Opinión

La vida de Hitler

Por: Eiffel Ramírez Avilés (*)

Escuché una vez a un historiador decir que la biografía de Adolf Hitler es la más leída en el mundo. Y aunque quizá estadísticamente no sea tan cierto, sí es verdad que la figura del dictador nazi despierta mucho interés en cualquier público. ¿Por qué?

Pues por una razón sencilla y a la vez intrigante: es la historia de un donnadie que se convirtió en canciller de uno de los países más poderosos del mundo. Los ingleses, especialmente, discuten la trayectoria de Hitler. Ian Kershaw, por ejemplo, el biógrafo británico más autorizado en Hitler, en su monumental obra sobre este se pregunta cómo lo habría logrado. Y apela a un término discutible: el azar.
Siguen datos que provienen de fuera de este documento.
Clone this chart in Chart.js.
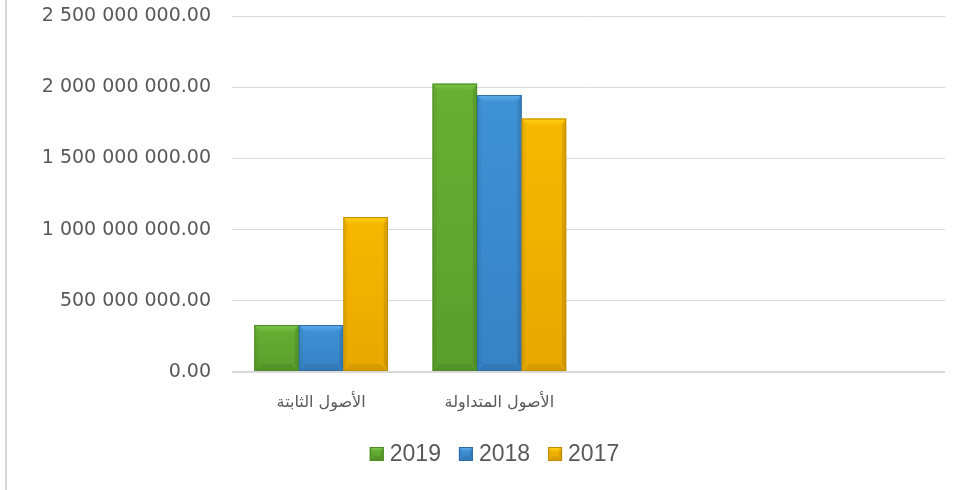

Hitler, nos dice finalmente Kershaw, habría tenido mucha suerte en su ascenso social de vagabundo pintor a famoso orador y líder.

Efectivamente, el azar tuvo mucho que ver en la vida de Hitler, como cuando la bomba que debía matarlo en 1939, explotó tan solo minutos después de que se había ido del lugar donde fue colocada. Y hace muy bien Kershaw en valerse del azar por otro motivo: combatir a los apólogos de Hitler, quienes tratan de considerarlo aún como una figura modélica, como si todo lo hubiera conseguido a punta de voluntad y talento.

Sin embargo, solo el azar no puede explicar el recorrido de Hitler. ¿Su vida tuvo también virtudes y méritos verdaderamente apreciables? John Keegan, otro académico británico eminente, en su libro La máscara del mando, acepta no solo el liderazgo político y militar de Hitler, sino también admite que como cabo fue un valeroso (al ser un mensajero se atrevía a cruzar la zona de fuego para cumplir con el deber). Y para cuando llegó el año 1939, Hitler habría tenido mejor visión que los generalotes de la época.

No solo Keegan ha sorprendido por esas líneas, sino también otro afamado historiador inglés, como sir Basil Liddell Hart, quien, en su celebérrimo libro, Estrategia, ha visto en Hitler a un auténtico estratega e innovador, al superar a los doctrinarios militares de la guerra de 1914 y, sobre todo, por contradecir (con éxito) al propio Carl von Clausewitz, el maestro moderno en el arte de la guerra. Y los resultados habrían sido evidentes: Alemania conquistó más territorios que la mismísima Francia de Napoleón.

Por supuesto, ninguno de estos historiadores ha buscado realzar la figura del dictador. Ian Kershaw critica, y con solvencia, el llamado heroísmo negativo: la posibilidad de ver cualidades heroicas en un personaje tan nefasto. John Keegan opina de manera concluyente: lo de Hitler fue un falso heroísmo. Y Liddell Hart busca ser neutral: el éxito militar de alguien no significa que posea cualidades morales.

Recuerdo que, hace años, una corte inglesa sancionó al escritor David Irving por enfocar positivamente a Adolf en un libro. Lo de Irving fue un negacionismo abierto. Y esto nos permite ahora hacer un balance de la vida del dictador. Podemos ser objetivos hasta cierto punto: así, objetivamente (y eso es lo que han hecho los tres primeros historiadores), Hitler fue un soldado valiente, un orador brillante y un estratega exitoso. Pero no nos podemos quedar solo con eso; hay que leer la vida completa, y eso significa que, al final, encontramos a un genocida. Hay que juzgar a las personas por sus objetivos ulteriores.

Por ahí alguien dijo, aunque sea de broma, “Hitler no murió en 1945”. Fue una gran verdad. Hoy hablamos del neofascismo, del genocidio, de las guerras, todos estos tan presentes en nuestro mundo contemporáneo. ¿Por qué leemos entonces con sumo interés sobre Hitler? Porque el abismo de la humanidad puede presentarse a la vuelta de la esquina.